On January 3rd, Trump appealed Colorado’s ban to the US Supreme Court, urging to reject the ruling of his ballot bans. Trump’s attorneys claimed that the Constitution does not state that the President is an “officer of the states,” and the President swore an oath to “preserve, protect, and defend the Constitution” but not “support the Constitution” as stated in the 14th Amendment. So, on January 5th, the US Supreme Court agreed to hear Trump’s case.


Even with the controversies surrounding Trump, his actions, and the entire puzzling situation, he managed to win the majority of Iowa and New Hampshire’s caucuses by 50 to 55 percent. Meanwhile, ever since the initial word of Trump’s insurrection, Nikki Haley has been making statements about his involvement in the attack on the Capitol. In an interview aired on ABC’s “This Week,” Haley stated, “When President Trump had the opportunity to stop it, when he had the opportunity to say – the bully pulpit matters, people listen – he didn’t.” Despite losing the two states’ majorities, Haley has been gaining more attention, causing further tension with Trump. However, this increase in recognition may not ultimately win her the GOP nomination. As many of these people have hope in Haley to win this year’s election, not all of them are completely supportive of her; instead, they are mainly opposed to Trump winning another election. Trump has many supporters, but Haley continues to believe that she can win due to the amount of funding she receives. Still, there is a great chance that there could be another showdown between Trump and Biden all over again. Being the only Republican candidate left to compete against Trump, Nikki Haley is standing between the 2020 contenders.
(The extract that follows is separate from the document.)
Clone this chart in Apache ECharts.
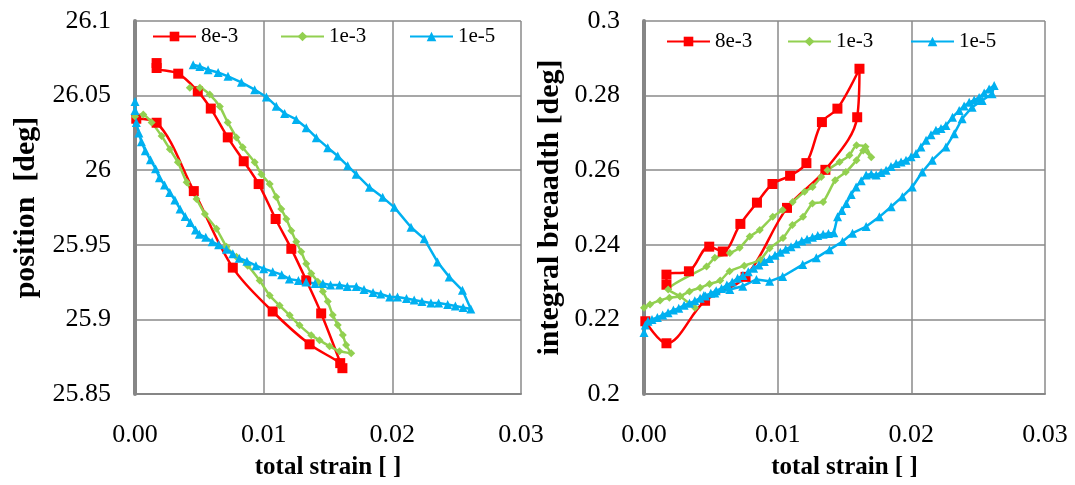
<!DOCTYPE html>
<html><head><meta charset="utf-8">
<script src="https://cdn.jsdelivr.net/npm/echarts@6/dist/echarts.min.js"></script>
<style>html,body{margin:0;padding:0;background:#fff}#c{width:1075px;height:485px}</style>
</head><body><div id="c"></div>
<script>
// ---- tick labels ----
const xTicks = [0, 0.01, 0.02, 0.03];
const yTicksPos = [25.85, 25.9, 25.95, 26, 26.05, 26.1];
const yTicksIB = [0.2, 0.22, 0.24, 0.26, 0.28, 0.3];
const seriesNames = ['8e-3', '1e-3', '1e-5'];

// ---- 8e-3 (same strain for both panels) ----
const strain8 = [0.0001, 0.00168, 0.00457, 0.0076, 0.0107, 0.01357, 0.01595, 0.01612, 0.01447, 0.01331, 0.01215, 0.01093, 0.00961, 0.00845, 0.00721, 0.00589, 0.00488, 0.00336, 0.00168, 0.00168];
const pos8 = [26.0345, 26.0318, 25.986, 25.9347, 25.9053, 25.8833, 25.8707, 25.8673, 25.904, 25.9262, 25.9473, 25.9673, 25.9907, 26.006, 26.022, 26.0413, 26.0529, 26.0647, 26.0685, 26.0718];
const ib8 = [0.2195, 0.2136, 0.2250, 0.2314, 0.2499, 0.2601, 0.2742, 0.2872, 0.2765, 0.2729, 0.2619, 0.2585, 0.2563, 0.2513, 0.2456, 0.2382, 0.2395, 0.2329, 0.2320, 0.2293];

// ---- 1e-3, position panel ----
const strain3p = [0.0000, 0.00064, 0.00129, 0.00207, 0.00271, 0.00333, 0.00401, 0.00478, 0.00543, 0.00633, 0.00711, 0.00788, 0.00876, 0.00969, 0.01047, 0.01124, 0.01202, 0.01279, 0.0137, 0.01434, 0.01512, 0.01589, 0.0168, 0.01641, 0.01615, 0.01576, 0.01537, 0.01498, 0.0146, 0.01421, 0.0137, 0.01331, 0.01292, 0.01253, 0.01215, 0.01176, 0.01137, 0.01098, 0.01047, 0.00982, 0.0093, 0.00837, 0.00788, 0.00721, 0.00659, 0.00581, 0.00504, 0.00426];
const pos3 = [26.036, 26.0373, 26.032, 26.0229, 26.014, 26.0053, 25.992, 25.9807, 25.9707, 25.9607, 25.9487, 25.942, 25.936, 25.926, 25.916, 25.9093, 25.9027, 25.896, 25.8893, 25.886, 25.882, 25.8787, 25.8773, 25.8829, 25.8895, 25.8962, 25.9029, 25.912, 25.9187, 25.9253, 25.9307, 25.9373, 25.9453, 25.952, 25.9595, 25.9673, 25.974, 25.982, 25.9907, 25.9973, 26.0053, 26.0153, 26.022, 26.032, 26.0427, 26.0507, 26.0553, 26.0553];

// ---- 1e-3, breadth panel ----
const strain3b = [0.0000, 0.00045, 0.0012, 0.0019, 0.0027, 0.0034, 0.0042, 0.0049, 0.0057, 0.0064, 0.0075, 0.0087, 0.0094, 0.0104, 0.0111, 0.0119, 0.0126, 0.0134, 0.0143, 0.0151, 0.0159, 0.0164, 0.0170, 0.01657, 0.0159, 0.01537, 0.01463, 0.01373, 0.01326, 0.01261, 0.01201, 0.01112, 0.01037, 0.00963, 0.00866, 0.00791, 0.00716, 0.00642, 0.0053, 0.00468, 0.00181, 0.00269, 0.00381];
const ib3 = [0.2231, 0.2240, 0.2251, 0.2258, 0.2262, 0.2275, 0.2285, 0.2295, 0.2304, 0.2329, 0.2344, 0.2360, 0.2391, 0.2418, 0.2453, 0.2475, 0.2511, 0.2515, 0.2573, 0.2595, 0.2627, 0.2653, 0.2635, 0.2663, 0.2667, 0.2640, 0.2622, 0.2600, 0.2582, 0.2555, 0.2542, 0.2515, 0.2493, 0.2475, 0.2440, 0.2422, 0.2392, 0.2378, 0.2365, 0.2342, 0.2280, 0.2262, 0.2231];

// ---- 1e-5, position panel ----
const strain5p = [0.0000, 0.0000, 0.0001, 0.0003, 0.0005, 0.0008, 0.0012, 0.0016, 0.0019, 0.0023, 0.0027, 0.0031, 0.0035, 0.0039, 0.0043, 0.0047, 0.0050, 0.0055, 0.0060, 0.0065, 0.0071, 0.0076, 0.0081, 0.0087, 0.0094, 0.0100, 0.0107, 0.0114, 0.0120, 0.0127, 0.0133, 0.0140, 0.0146, 0.0152, 0.0159, 0.0165, 0.0172, 0.0178, 0.0185, 0.0191, 0.0198, 0.0204, 0.0211, 0.0217, 0.0223, 0.0230, 0.0236, 0.0243, 0.0249, 0.0255, 0.0261,
  0.02545, 0.02442, 0.02351, 0.02248, 0.02145, 0.02016, 0.01925, 0.01822, 0.01719, 0.01653, 0.01576, 0.01498, 0.01409, 0.01331, 0.01253, 0.01163, 0.01098, 0.01021, 0.0093, 0.00827, 0.00723, 0.00646, 0.00568, 0.00504, 0.00452];
const pos5 = [26.046, 26.040, 26.032, 26.025, 26.019, 26.013, 26.007, 26.001, 25.995, 25.990, 25.985, 25.980, 25.974, 25.969, 25.965, 25.960, 25.957, 25.955, 25.952, 25.950, 25.947, 25.944, 25.941, 25.939, 25.936, 25.934, 25.932, 25.930, 25.927, 25.926, 25.925, 25.924, 25.924, 25.923, 25.923, 25.922, 25.922, 25.920, 25.918, 25.917, 25.915, 25.915, 25.914, 25.913, 25.912, 25.911, 25.911, 25.910, 25.909, 25.908, 25.907,
  25.9195, 25.9285, 25.9385, 25.954, 25.9618, 25.9751, 25.9818, 25.9885, 25.9973, 26.0029, 26.0095, 26.0151, 26.0218, 26.0285, 26.034, 26.038, 26.0429, 26.0491, 26.054, 26.0589, 26.0629, 26.0655, 26.0673, 26.0695, 26.0707];

// ---- 1e-5, breadth panel ----
const strain5b = [0.0000, 0.0001, 0.0003, 0.0006, 0.0010, 0.0014, 0.0018, 0.0022, 0.0026, 0.0030, 0.0034, 0.0038, 0.0042, 0.0046, 0.0050, 0.0054, 0.0058, 0.0062, 0.0066, 0.0070, 0.0074, 0.0078, 0.0082, 0.0086, 0.0090, 0.0094, 0.0098, 0.0102, 0.0106, 0.0110, 0.0114, 0.0118, 0.0122, 0.0126, 0.0130, 0.0134, 0.0138, 0.0142,
  0.01448, 0.01480, 0.01513, 0.01550, 0.01587, 0.01625, 0.01662, 0.01700, 0.01737, 0.01774, 0.01811, 0.01848, 0.01886, 0.01923, 0.0196, 0.01998, 0.02035, 0.02072, 0.0211, 0.02147, 0.02184, 0.02222, 0.02259, 0.02308, 0.02358, 0.02395, 0.02433, 0.0247, 0.02507, 0.02545, 0.02582, 0.0262,
  0.02604, 0.0253, 0.02455, 0.0238, 0.02321, 0.02259, 0.02157, 0.02082, 0.02007, 0.01933, 0.01849, 0.01761, 0.01662, 0.0156, 0.01485, 0.01388, 0.01289, 0.01187, 0.01037, 0.0094, 0.00841, 0.00739, 0.00642, 0.0053, 0.00448];
const ib5 = [0.2165, 0.2185, 0.2195, 0.2200, 0.2205, 0.2212, 0.2218, 0.2225, 0.2230, 0.2238, 0.2243, 0.2250, 0.2257, 0.2263, 0.2270, 0.2277, 0.2283, 0.2292, 0.2300, 0.2310, 0.2318, 0.2328, 0.2337, 0.2346, 0.2355, 0.2363, 0.2372, 0.2380, 0.2388, 0.2395, 0.2403, 0.2410, 0.2415, 0.2420, 0.2425, 0.2428, 0.2430, 0.2432,
  0.2475, 0.2492, 0.2511, 0.2535, 0.2555, 0.2572, 0.2587, 0.2590, 0.2587, 0.2594, 0.2600, 0.2610, 0.2618, 0.2622, 0.2627, 0.2636, 0.2645, 0.2662, 0.2680, 0.2695, 0.2707, 0.2712, 0.2720, 0.2742, 0.2760, 0.2772, 0.2782, 0.2788, 0.2795, 0.2807, 0.2818, 0.2827,
  0.2805, 0.2787, 0.2769, 0.2738, 0.2698, 0.2662, 0.2627, 0.2595, 0.2555, 0.2529, 0.2502, 0.2475, 0.2449, 0.2431, 0.2409, 0.2387, 0.2365, 0.2347, 0.2315, 0.2302, 0.2307, 0.2289, 0.2280, 0.2271, 0.2264];

const zip = (xs, ys) => xs.map((x, i) => [x, ys[i]]);
const FONT = 'Liberation Serif';
const colors = ['#ff0000', '#92d050', '#00b0f0'];
const symbols = ['rect', 'diamond', 'triangle'];
const symSizes = [10, 8, 9];

function xAxisCfg(gi) {
  return {
    gridIndex: gi, type: 'value', min: xTicks[0], max: xTicks[xTicks.length - 1], interval: xTicks[1] - xTicks[0],
    axisLine: { onZero: false, lineStyle: { color: '#868686', width: 2 } },
    axisTick: { show: false },
    axisLabel: { formatter: v => v.toFixed(2), fontFamily: FONT, fontSize: 26, color: '#000', margin: 28 },
    splitLine: { show: true, lineStyle: { color: '#8a8a8a', width: 1.5 } },
    name: 'total strain [ ]', nameLocation: 'middle', nameGap: 61,
    nameTextStyle: { fontFamily: FONT, fontSize: 25, fontWeight: 'bold', color: '#000' }
  };
}
function yAxisCfg(gi, ticks, name, gap) {
  return {
    gridIndex: gi, type: 'value', min: ticks[0], max: ticks[ticks.length - 1], interval: +(ticks[1] - ticks[0]).toFixed(6),
    axisLine: { onZero: false, lineStyle: { color: '#868686', width: 4 } },
    axisTick: { show: false },
    axisLabel: { fontFamily: FONT, fontSize: 26, color: '#000', margin: 24 },
    splitLine: { show: true, lineStyle: { color: '#8a8a8a', width: 1.5 } },
    name: name, nameLocation: 'middle', nameGap: gap, nameRotate: 90,
    nameTextStyle: { fontFamily: FONT, fontSize: 30, fontWeight: 'bold', color: '#000' }
  };
}
function mkSeries(i, gi, data, smooth) {
  return {
    type: 'line', name: seriesNames[i], xAxisIndex: gi, yAxisIndex: gi, data: data,
    smooth: smooth, symbol: symbols[i], symbolSize: symSizes[i], showSymbol: true,
    lineStyle: { color: colors[i], width: 2.5 }, itemStyle: { color: colors[i] },
    emphasis: { disabled: true }, animation: false
  };
}
function mkLegend(i, left, top) {
  return {
    data: [seriesNames[i]], left: left, top: top, itemWidth: 43, itemHeight: 12, itemGap: 0,
    padding: 0, selectedMode: false,
    textStyle: { fontFamily: FONT, fontSize: 21, color: '#000', padding: [0, 0, 0, 0] }
  };
}

const chart = echarts.init(document.getElementById('c'), null, { renderer: 'canvas' });
chart.setOption({
  animation: false,
  backgroundColor: '#fff',
  grid: [
    { left: 135, top: 21, width: 386, height: 374 },
    { left: 644, top: 21, width: 401, height: 374 }
  ],
  xAxis: [xAxisCfg(0), xAxisCfg(1)],
  yAxis: [yAxisCfg(0, yTicksPos, 'position  [deg]', 94), yAxisCfg(1, yTicksIB, 'integral breaadth [deg]', 79)],
  legend: [
    mkLegend(0, 152, 26), mkLegend(1, 280, 26), mkLegend(2, 409, 26),
    mkLegend(0, 666, 31), mkLegend(1, 787, 31), mkLegend(2, 910, 31)
  ],
  series: [
    mkSeries(0, 0, zip(strain8, pos8), 0.35),
    mkSeries(1, 0, zip(strain3p, pos3), 0.2),
    mkSeries(2, 0, zip(strain5p, pos5), false),
    mkSeries(0, 1, zip(strain8, ib8), 0.35),
    mkSeries(1, 1, zip(strain3b, ib3), 0.2),
    mkSeries(2, 1, zip(strain5b, ib5), false)
  ]
});
</script></body></html>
Nikki Haley Campaigns in Omaha, Nebraska.
(Courtesy of Creative Commons)

While the entire country is waiting for the Supreme Court hearing, the Trump-Haley rivalry is left to continue. With the uncertainty of the situation, we can only predict so much as states prepare for their own primaries. As the election continues to approach, Trump’s insurrection is a major topic on voters’ minds. It may be clear to some that Trump’s involvement in the insurrection breaks the 14th Amendment, making him unable to run for office again. However, according to Assistant Dean of Students and AP Government teacher Ackim Mpofu, although Trump went against the Constitution, “it’s not as easy as it looks.” Since the primary elections are currently held at the state level, there is not much the Supreme Court can do until the GOP has nominated their candidate.